Amigos confraternizando: quem mede o impacto de uma frase dita num bar? ( Maskot/Getty Images)
Estrategista de Comunicação
Publicado em 24 de outubro de 2025 às 16h14.
A promessa era simples: mais dados, mais acerto. Só que o marketing, diferente da química e da física, não opera em laboratório. Marketing é feito de gente, de humor, de contexto e, por que não, de sorte.

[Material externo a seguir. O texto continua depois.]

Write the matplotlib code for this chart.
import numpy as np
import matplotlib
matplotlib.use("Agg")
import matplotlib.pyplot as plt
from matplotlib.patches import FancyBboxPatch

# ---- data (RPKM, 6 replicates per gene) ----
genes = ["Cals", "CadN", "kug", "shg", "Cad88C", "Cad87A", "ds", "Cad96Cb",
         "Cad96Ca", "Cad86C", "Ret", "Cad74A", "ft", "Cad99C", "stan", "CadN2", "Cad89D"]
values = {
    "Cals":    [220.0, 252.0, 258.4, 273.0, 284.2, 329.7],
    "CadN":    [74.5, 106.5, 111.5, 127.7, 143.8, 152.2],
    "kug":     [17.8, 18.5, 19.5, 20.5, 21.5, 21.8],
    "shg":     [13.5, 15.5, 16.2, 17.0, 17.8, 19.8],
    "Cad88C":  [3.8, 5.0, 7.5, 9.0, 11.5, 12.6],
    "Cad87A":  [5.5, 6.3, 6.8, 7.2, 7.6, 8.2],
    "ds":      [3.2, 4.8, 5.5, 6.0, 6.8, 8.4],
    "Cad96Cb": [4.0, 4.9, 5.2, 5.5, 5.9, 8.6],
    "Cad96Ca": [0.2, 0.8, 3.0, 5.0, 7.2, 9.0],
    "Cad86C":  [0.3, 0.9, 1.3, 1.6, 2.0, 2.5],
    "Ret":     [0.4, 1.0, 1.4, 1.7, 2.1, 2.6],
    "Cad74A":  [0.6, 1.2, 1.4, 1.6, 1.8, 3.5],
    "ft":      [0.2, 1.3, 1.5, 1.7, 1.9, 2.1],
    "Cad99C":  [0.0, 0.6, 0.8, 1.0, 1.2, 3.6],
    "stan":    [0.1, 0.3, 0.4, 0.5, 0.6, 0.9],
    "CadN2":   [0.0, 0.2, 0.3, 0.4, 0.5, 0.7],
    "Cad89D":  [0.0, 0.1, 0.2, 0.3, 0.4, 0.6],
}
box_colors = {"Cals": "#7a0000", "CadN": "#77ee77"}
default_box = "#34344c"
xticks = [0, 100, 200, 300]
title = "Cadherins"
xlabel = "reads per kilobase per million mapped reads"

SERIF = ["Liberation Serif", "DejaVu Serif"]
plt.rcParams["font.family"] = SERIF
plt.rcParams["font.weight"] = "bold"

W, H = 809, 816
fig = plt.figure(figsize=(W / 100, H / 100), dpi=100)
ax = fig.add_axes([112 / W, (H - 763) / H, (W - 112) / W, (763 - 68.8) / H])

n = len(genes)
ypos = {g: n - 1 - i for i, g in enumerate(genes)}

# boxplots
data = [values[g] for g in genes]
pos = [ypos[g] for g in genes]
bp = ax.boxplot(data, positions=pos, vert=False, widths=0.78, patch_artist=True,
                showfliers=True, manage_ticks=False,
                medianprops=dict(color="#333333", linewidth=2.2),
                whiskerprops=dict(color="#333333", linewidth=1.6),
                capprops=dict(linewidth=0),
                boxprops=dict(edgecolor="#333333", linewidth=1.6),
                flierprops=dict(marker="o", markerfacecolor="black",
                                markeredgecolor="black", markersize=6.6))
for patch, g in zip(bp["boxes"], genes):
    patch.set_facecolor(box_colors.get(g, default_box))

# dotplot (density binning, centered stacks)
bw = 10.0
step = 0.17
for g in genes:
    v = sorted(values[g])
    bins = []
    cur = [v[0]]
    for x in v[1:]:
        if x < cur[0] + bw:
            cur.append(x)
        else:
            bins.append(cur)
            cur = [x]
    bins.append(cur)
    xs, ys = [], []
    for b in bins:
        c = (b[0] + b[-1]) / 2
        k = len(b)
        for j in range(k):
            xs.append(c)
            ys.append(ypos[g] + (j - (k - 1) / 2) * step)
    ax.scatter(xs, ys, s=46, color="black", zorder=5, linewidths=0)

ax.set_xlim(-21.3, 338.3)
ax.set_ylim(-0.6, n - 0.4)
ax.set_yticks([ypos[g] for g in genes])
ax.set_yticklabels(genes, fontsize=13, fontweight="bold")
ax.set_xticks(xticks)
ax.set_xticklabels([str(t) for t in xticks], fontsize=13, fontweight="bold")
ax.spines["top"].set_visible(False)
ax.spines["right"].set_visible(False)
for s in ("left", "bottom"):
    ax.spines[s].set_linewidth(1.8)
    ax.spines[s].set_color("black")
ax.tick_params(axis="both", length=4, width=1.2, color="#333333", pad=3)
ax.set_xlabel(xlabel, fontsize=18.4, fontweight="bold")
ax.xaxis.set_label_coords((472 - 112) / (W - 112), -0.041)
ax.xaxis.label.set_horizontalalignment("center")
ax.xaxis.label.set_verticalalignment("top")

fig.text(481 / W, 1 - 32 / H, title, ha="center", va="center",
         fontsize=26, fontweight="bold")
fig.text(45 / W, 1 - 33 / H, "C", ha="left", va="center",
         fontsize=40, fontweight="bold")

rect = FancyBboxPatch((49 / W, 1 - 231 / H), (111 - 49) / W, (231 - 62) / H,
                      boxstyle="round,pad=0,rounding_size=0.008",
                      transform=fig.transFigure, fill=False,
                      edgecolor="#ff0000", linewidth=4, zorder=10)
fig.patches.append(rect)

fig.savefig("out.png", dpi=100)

Mesmo com toda a engenharia de dados, algoritmos, Inteligência Artificial e rastreabilidade, ainda há zonas cinzentas, principalmente no offline, onde o efeito de uma ação pode demorar semanas, misturar-se a outros gatilhos e, do nada, ressurgir das cinzas, quando ninguém mais esperava.
A palavra que melhor define estes tempos talvez seja contrassenso: nunca tivemos tantos dados, ferramentas e métricas e, ainda assim, nunca foi tão difícil entender por que algumas campanhas funcionam e outras simplesmente flopam.

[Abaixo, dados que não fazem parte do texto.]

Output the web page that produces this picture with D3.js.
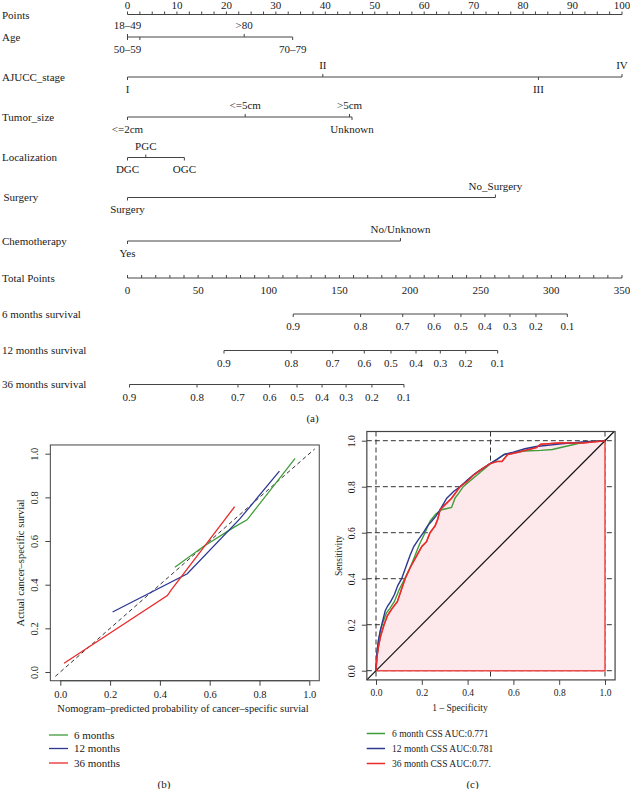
<!DOCTYPE html>
<html><head><meta charset="utf-8">
<script src="https://cdn.jsdelivr.net/npm/d3@7"></script>
<style>
body{margin:0;background:#fff}
svg text{font-family:"Liberation Serif","Times New Roman",serif;fill:#1a1a1a}
</style>
</head><body>
<svg id="chart" width="630" height="789"></svg>
<script>
// ---------------- DATA ----------------
// Nomogram (a)
const pointsTicks = d3.range(0, 101, 10);
const pointsMinor = d3.range(0, 100.1, 2.5);
const ageLabels = ["18–49", "50–59", null, ">80", "70–79"];
const agePoints = [0, 0, 2.5, 23.6, 33.4];
const stageLabels = ["I", "II", "III", "IV"];
const stagePoints = [0, 39.5, 83.1, 100];
const sizeLabels = ["<=2cm", "<=5cm", ">5cm", "Unknown"];
const sizePoints = [0, 23.8, 44.9, 45.4];
const locLabels = ["DGC", "PGC", "OGC"];
const locPoints = [0, 3.7, 11.5];
const surgLabels = ["Surgery", "No_Surgery"];
const surgPoints = [0, 74.4];
const chemoLabels = ["Yes", "No/Unknown"];
const chemoPoints = [0, 55.2];
const totalTicks = d3.range(0, 351, 50);
const totalMinor = d3.range(0, 351, 10);
const survProbs = [0.9, 0.8, 0.7, 0.6, 0.5, 0.4, 0.3, 0.2, 0.1];
const surv6Points = [117.3, 165.0, 194.8, 217.1, 236.0, 253.0, 270.7, 289.1, 311.3];
const surv12Points = [68.3, 115.9, 145.2, 167.6, 186.5, 204.2, 221.4, 239.4, 262.0];
const surv36Points = [1.4, 49.2, 78.2, 100.6, 120.0, 137.7, 154.7, 173.0, 195.7];

// Calibration (b)
const calibTicks = [0, 0.2, 0.4, 0.6, 0.8, 1.0];
const calib6X = [0.46, 0.575, 0.70, 0.75, 0.943];
const calib6Y = [0.48, 0.575, 0.665, 0.697, 0.979];
const calib12X = [0.21, 0.51, 0.72, 0.88];
const calib12Y = [0.275, 0.45, 0.70, 0.92];
const calib36X = [0.015, 0.43, 0.445, 0.70];
const calib36Y = [0.04, 0.35, 0.375, 0.757];
const calibLegend = ["6 months", "12 months", "36 months"];

// ROC (c)
const rocTicks = [0, 0.2, 0.4, 0.6, 0.8, 1.0];
const roc6Fpr = [0, 0.004, 0.01, 0.018, 0.03, 0.045, 0.06, 0.08, 0.1, 0.125, 0.15, 0.17, 0.19, 0.214, 0.236, 0.26, 0.287, 0.31, 0.33, 0.345, 0.36, 0.381, 0.41, 0.44, 0.47, 0.5, 0.53, 0.56, 0.6, 0.65, 0.72, 0.77, 0.84, 0.92, 1];
const roc6Tpr = [0, 0.06, 0.12, 0.17, 0.21, 0.25, 0.27, 0.3, 0.35, 0.4, 0.45, 0.5, 0.55, 0.6, 0.65, 0.68, 0.7, 0.705, 0.71, 0.75, 0.77, 0.8, 0.825, 0.85, 0.875, 0.9, 0.92, 0.94, 0.948, 0.955, 0.958, 0.962, 0.978, 0.996, 1];
const roc12Fpr = [0, 0.003, 0.01, 0.02, 0.03, 0.04, 0.05, 0.064, 0.08, 0.095, 0.112, 0.13, 0.148, 0.165, 0.185, 0.207, 0.225, 0.243, 0.26, 0.28, 0.309, 0.34, 0.367, 0.4, 0.43, 0.46, 0.498, 0.53, 0.56, 0.6, 0.65, 0.7, 0.8, 0.9, 1];
const roc12Tpr = [0, 0.07, 0.13, 0.18, 0.22, 0.26, 0.28, 0.3, 0.33, 0.37, 0.4, 0.45, 0.5, 0.54, 0.57, 0.6, 0.63, 0.65, 0.67, 0.7, 0.75, 0.78, 0.8, 0.83, 0.855, 0.875, 0.9, 0.92, 0.94, 0.95, 0.965, 0.975, 0.985, 0.995, 1];
const roc36Fpr = [0, 0.003, 0.01, 0.02, 0.035, 0.05, 0.07, 0.093, 0.11, 0.127, 0.15, 0.178, 0.2, 0.22, 0.236, 0.258, 0.27, 0.28, 0.3, 0.33, 0.367, 0.4, 0.425, 0.46, 0.498, 0.53, 0.55, 0.575, 0.62, 0.7, 0.72, 0.8, 0.9, 1];
const roc36Tpr = [0, 0.05, 0.1, 0.15, 0.2, 0.24, 0.27, 0.3, 0.35, 0.4, 0.45, 0.5, 0.54, 0.56, 0.6, 0.63, 0.66, 0.7, 0.72, 0.75, 0.8, 0.825, 0.85, 0.875, 0.9, 0.91, 0.91, 0.94, 0.95, 0.97, 0.985, 0.99, 0.99, 1];
const rocLegend = ["6 month CSS AUC:0.771", "12 month CSS AUC:0.781", "36 month CSS AUC:0.77."];

// ---------------- LAYOUT / STYLE ----------------
const C_GREEN = "#3f9d3a", C_BLUE = "#2c3892", C_RED = "#ea2b2b";
const seriesColors = [C_GREEN, C_BLUE, C_RED];
const axisCol = "#444";
const svg = d3.select("#chart");

// ================= (a) NOMOGRAM =================
const xP = d3.scaleLinear().domain([0, 100]).range([127.5, 622]);
const xT = d3.scaleLinear().domain([0, 350]).range([127.5, 622]);
const nom = svg.append("g").attr("font-size", 11);

function rowLabel(txt, y, x) {
  nom.append("text").attr("x", x || 2).attr("y", y).attr("dy", "0.35em").text(txt);
}
function hline(x1, x2, y) {
  nom.append("line").attr("x1", x1).attr("x2", x2).attr("y1", y).attr("y2", y)
    .attr("stroke", axisCol).attr("stroke-width", 1);
}
function tick(x, y, len) {
  nom.append("line").attr("x1", x).attr("x2", x).attr("y1", y).attr("y2", y + len)
    .attr("stroke", axisCol).attr("stroke-width", 1);
}
function varRow(name, labels, pts, sides, y, lx) {
  rowLabel(name, y, lx);
  hline(xP(d3.min(pts)), xP(d3.max(pts)), y);
  pts.forEach((p, i) => {
    const up = sides[i] === "up";
    tick(xP(p), y, up ? -3 : 3);
    if (labels[i]) {
      nom.append("text").attr("x", xP(p)).attr("y", y + (up ? -11.5 : 12))
        .attr("dy", "0.35em").attr("text-anchor", "middle").text(labels[i]);
    }
  });
}
function survRow(name, probs, pts, y) {
  rowLabel(name, y);
  hline(xT(d3.min(pts)), xT(d3.max(pts)), y);
  pts.forEach((p, i) => {
    tick(xT(p), y, 3);
    nom.append("text").attr("x", xT(p)).attr("y", y + 12.5).attr("dy", "0.35em")
      .attr("text-anchor", "middle").text(probs[i]);
  });
}

// Points axis
const yPts = 14.5;
rowLabel("Points", yPts + 0.5);
hline(xP(0), xP(100), yPts);
pointsMinor.forEach(v => tick(xP(v), yPts, -3));
pointsTicks.forEach(v => nom.append("text").attr("x", xP(v)).attr("y", yPts - 9.5)
  .attr("dy", "0.35em").attr("text-anchor", "middle").text(v));

varRow("Age", ageLabels, agePoints, ["up", "down", "down", "up", "down"], 37);
varRow("AJUCC_stage", stageLabels, stagePoints, ["down", "up", "down", "up"], 77);
varRow("Tumor_size", sizeLabels, sizePoints, ["down", "up", "up", "down"], 117);
varRow("Localization", locLabels, locPoints, ["down", "up", "down"], 157.5);
varRow("Surgery", surgLabels, surgPoints, ["down", "up"], 197.5, 3.5);
varRow("Chemotherapy", chemoLabels, chemoPoints, ["down", "up"], 241);

// Total points
const yTot = 278;
rowLabel("Total Points", yTot);
hline(xT(0), xT(350), yTot);
totalMinor.forEach(v => tick(xT(v), yTot, -3));
totalTicks.forEach(v => nom.append("text").attr("x", xT(v)).attr("y", yTot + 12.5)
  .attr("dy", "0.35em").attr("text-anchor", "middle").text(v));

survRow("6 months survival", survProbs, surv6Points, 314);
survRow("12 months survival", survProbs, surv12Points, 350.5);
survRow("36 months survival", survProbs, surv36Points, 384.5);

svg.append("text").attr("x", 312.5).attr("y", 418).attr("dy", "0.35em")
  .attr("text-anchor", "middle").attr("font-size", 11).text("(a)");

// ================= (b) CALIBRATION =================
const xC = d3.scaleLinear().domain([0, 1]).range([60.3, 309.3]);
const yC = d3.scaleLinear().domain([0, 1]).range([672, 453.7]);
const gb = svg.append("g");
const bx0 = xC(-0.04), bx1 = xC(1.04), by0 = yC(1.04), by1 = yC(-0.04);

const axB = gb.append("g").attr("transform", `translate(0,${by1})`)
  .call(d3.axisBottom(xC).tickValues(calibTicks).tickSize(5).tickSizeOuter(0).tickFormat(d3.format(".1f")));
axB.select(".domain").attr("d", `M${xC(0)},0H${xC(1)}`);
const ayB = gb.append("g").attr("transform", `translate(${bx0},0)`)
  .call(d3.axisLeft(yC).tickValues(calibTicks).tickSize(5).tickSizeOuter(0).tickFormat(d3.format(".1f")));
ayB.select(".domain").remove();
[axB, ayB].forEach(a => {
  a.selectAll("line,path").attr("stroke", axisCol);
  a.selectAll("text").attr("font-size", 10.5).attr("fill", "#1a1a1a")
    .attr("font-family", '"Liberation Serif",serif');
});
axB.selectAll("text").attr("dy", null).attr("y", 15).attr("dominant-baseline", "middle");
ayB.selectAll("text").attr("x", null).attr("dy", null).attr("text-anchor", "middle")
  .attr("dominant-baseline", "middle").attr("transform", "translate(-15,0) rotate(-90)");

gb.append("rect").attr("x", bx0).attr("y", by0).attr("width", bx1 - bx0).attr("height", by1 - by0)
  .attr("fill", "none").attr("stroke", axisCol).attr("stroke-width", 1);

gb.append("line").attr("x1", xC(-0.02)).attr("y1", yC(-0.02)).attr("x2", xC(1.022)).attr("y2", yC(1.022))
  .attr("stroke", "#333").attr("stroke-width", 1).attr("stroke-dasharray", "4,3");

const calibSeries = [[calib6X, calib6Y], [calib12X, calib12Y], [calib36X, calib36Y]];
const lineC = d3.line().x(d => xC(d[0])).y(d => yC(d[1]));
calibSeries.forEach((s, k) => {
  gb.append("path").attr("d", lineC(d3.zip(s[0], s[1]))).attr("fill", "none")
    .attr("stroke", seriesColors[k]).attr("stroke-width", 1.3);
});

gb.append("text").attr("x", 183).attr("y", 708.5).attr("dy", "0.35em").attr("text-anchor", "middle")
  .attr("font-size", 10.5).text("Nomogram–predicted probability of cancer–specific survial");
gb.append("text").attr("transform", `translate(20,${(by0 + by1) / 2}) rotate(-90)`).attr("dy", "0.35em")
  .attr("text-anchor", "middle").attr("font-size", 10.5).text("Actual cancer–specific survial");

const legBy = [735, 748.5, 763];
calibLegend.forEach((t, k) => {
  gb.append("line").attr("x1", 49).attr("x2", 68).attr("y1", legBy[k]).attr("y2", legBy[k])
    .attr("stroke", seriesColors[k]).attr("stroke-width", 1.3);
  gb.append("text").attr("x", 74).attr("y", legBy[k]).attr("dy", "0.35em").attr("font-size", 11).text(t);
});
svg.append("text").attr("x", 164).attr("y", 784).attr("dy", "0.35em")
  .attr("text-anchor", "middle").attr("font-size", 11).text("(b)");

// ================= (c) ROC =================
const xR = d3.scaleLinear().domain([0, 1]).range([376, 605]);
const yR = d3.scaleLinear().domain([0, 1]).range([670.7, 440.7]);
const gc = svg.append("g");
const cx0 = xR(-0.04), cx1 = xR(1.044), cy0 = yR(1.04), cy1 = yR(-0.04);

rocTicks.forEach(v => {
  gc.append("line").attr("x1", cx0).attr("x2", cx1).attr("y1", yR(v)).attr("y2", yR(v))
    .attr("stroke", "#333").attr("stroke-width", 1).attr("stroke-dasharray", "5,3");
});
[0, 0.5, 1].forEach(v => {
  gc.append("line").attr("x1", xR(v)).attr("x2", xR(v)).attr("y1", cy0).attr("y2", cy1)
    .attr("stroke", "#333").attr("stroke-width", 1).attr("stroke-dasharray", "5,3");
});

const areaPts = d3.zip(roc36Fpr, roc36Tpr).concat([[1, 0], [0, 0]]);
gc.append("path").attr("d", d3.line().x(d => xR(d[0])).y(d => yR(d[1]))(areaPts) + "Z")
  .attr("fill", "#fde8ec").attr("stroke", "#ee4b4b").attr("stroke-width", 1.5);

gc.append("line").attr("x1", xR(-0.04)).attr("y1", yR(-0.04)).attr("x2", xR(1.04)).attr("y2", yR(1.04))
  .attr("stroke", "#111").attr("stroke-width", 1.2);

const lineR = d3.line().x(d => xR(d[0])).y(d => yR(d[1]));
const rocSeries = [[roc6Fpr, roc6Tpr], [roc12Fpr, roc12Tpr], [roc36Fpr, roc36Tpr]];
rocSeries.forEach((s, k) => {
  gc.append("path").attr("d", lineR(d3.zip(s[0], s[1]))).attr("fill", "none")
    .attr("stroke", seriesColors[k]).attr("stroke-width", 1.4);
});

gc.append("rect").attr("x", cx0).attr("y", cy0).attr("width", cx1 - cx0).attr("height", cy1 - cy0)
  .attr("fill", "none").attr("stroke", axisCol).attr("stroke-width", 1.2);

const axC = gc.append("g").attr("transform", `translate(0,${cy1})`)
  .call(d3.axisBottom(xR).tickValues(rocTicks).tickSize(5).tickSizeOuter(0).tickFormat(d3.format(".1f")));
axC.select(".domain").remove();
const ayC = gc.append("g").attr("transform", `translate(${cx0},0)`)
  .call(d3.axisLeft(yR).tickValues(rocTicks).tickSize(5).tickSizeOuter(0).tickFormat(d3.format(".1f")));
ayC.select(".domain").remove();
[axC, ayC].forEach(a => {
  a.selectAll("line").attr("stroke", axisCol);
  a.selectAll("text").attr("font-size", 9.5).attr("fill", "#1a1a1a")
    .attr("font-family", '"Liberation Serif",serif');
});
axC.selectAll("text").attr("dy", null).attr("y", 13.5).attr("dominant-baseline", "middle");
ayC.selectAll("text").attr("x", null).attr("dy", null).attr("text-anchor", "middle")
  .attr("dominant-baseline", "middle").attr("transform", "translate(-14,0) rotate(-90)");

gc.append("text").attr("x", 460).attr("y", 708).attr("dy", "0.35em").attr("text-anchor", "middle")
  .attr("font-size", 9.5).text("1 – Specificity");
gc.append("text").attr("transform", `translate(338.8,${(cy0 + cy1) / 2}) rotate(-90)`).attr("dy", "0.35em")
  .attr("text-anchor", "middle").attr("font-size", 9.5).text("Sensitivity");

const legCy = [733.5, 748.5, 763.5];
rocLegend.forEach((t, k) => {
  gc.append("line").attr("x1", 366.7).attr("x2", 385).attr("y1", legCy[k]).attr("y2", legCy[k])
    .attr("stroke", seriesColors[k]).attr("stroke-width", 1.5);
  gc.append("text").attr("x", 392).attr("y", legCy[k]).attr("dy", "0.35em").attr("font-size", 9.5).text(t);
});
svg.append("text").attr("x", 472.5).attr("y", 784).attr("dy", "0.35em")
  .attr("text-anchor", "middle").attr("font-size", 11).text("(c)");
</script>
</body></html>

Se as marcas conhecem tanto o comportamento de seus consumidores, sabem quando compram, o que consomem, até o tipo de humor que preferem, por que razão o imprevisível continua vencendo? Por que campanhas planejadas com toda a ciência a seu favor morrem invisíveis, enquanto outras, quase acidentais, viram assunto, meme, conversa?
Campanhas memoráveis têm algo em comum: elas se tornam parte da vida das pessoas, não do funil. Ativam emoções antes de gatilhos e conversas antes de métricas. Marcas que compreendem isso tratam o dado como bússola, não como mapa. Sabem que o ROI mais poderoso é o da relevância, aquele que faz alguém do outro lado dizer “UAU, essa marca é diferente” antes mesmo de clicar em qualquer botão.

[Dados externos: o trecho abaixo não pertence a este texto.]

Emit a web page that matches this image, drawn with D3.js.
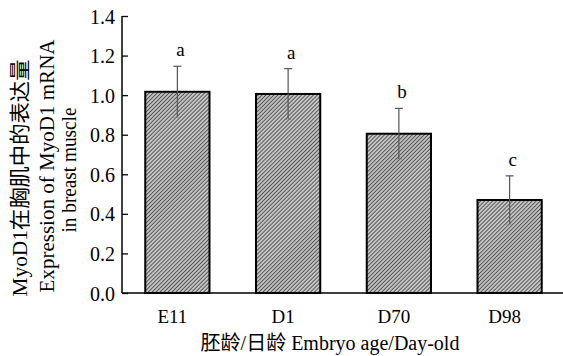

Awareness é o início de toda confiança. E confiança, o começo de toda conversão.
Durante anos, nos fizeram crer (e talvez fosse isso mesmo) que bastava medir para entender. Só que existe um abismo entre “informação” e “sentido”.
Dados mostram o que aconteceu, raramente explicam os porquês daquilo ter acontecido. E talvez essa seja a verdade que o mercado ainda evita encarar: por mais sofisticado que seja o modelo, ainda existe algo que não se rastreia: o momento em que alguém se sente tocado por um texto, um slogan, um vídeo, uma voz anônima.
A angústia do marketing contemporâneo reside justamente aqui: tudo se mede, pouco se compreende. Testes de incremento, media mix modeling, pixels, QR codes, pesquisas pós-compra... tudo ajuda, nada encerra o assunto. O motivo é simples: existe algo que escapa à matemática – aquilo que acontece quando uma marca entra na conversa das pessoas, não nos cliques delas.
Como estimar o impacto de uma frase dita num bar? De uma recomendação feita no grupo da família? De um podcast ouvido na academia?
Essa é a fronteira que o marketing ainda não soube cruzar, a do rastreável para o memorável.
Há ferramentas para tudo, contudo, falta sensibilidade para o invisível: o sentimento de confiança que antecede qualquer decisão. Campanhas inesquecíveis não nascem porque acertaram o KPI. Nascem porque tocaram o coração das pessoas. Porque arriscaram. Porque soaram verdadeiras.
A lógica da performance, do “post viral rápido”, do “hack de engajamento”, está saturada. O diferencial hoje é conexão. Marcas que ainda tentam viralizar seguem otimizando para compartilhamento. As que realmente conseguem fazem diferente contam, com autenticidade, algo que vale ser compartilhado.
É menos “vamos quebrar a internet” e mais “vamos quebrar o gelo com quem importa”.
Talvez seja hora de o marketing fazer as pazes com o invisível, com o offline, o espontâneo, o que acontece nas entrelinhas dos relatórios.
A obsessão por rastrear tudo tem feito muitas marcas esquecerem que consumidores são pessoas, e não dados. Pessoas compartilham histórias, não planilhas.
Os algoritmos podem prever cliques e até sentimentos. Nunca o arrepio que transforma lembrança em lealdade, audiência em comunidade e um simples anúncio em algo impossível de esquecer.
O futuro do marketing não será o da onisciência dos dados, e sim o da humildade diante do intangível.
Quem sabe trocar uma simples pergunta resolva essa equação. De “quanto essa ação converteu?” para “quanto essa ação significou?”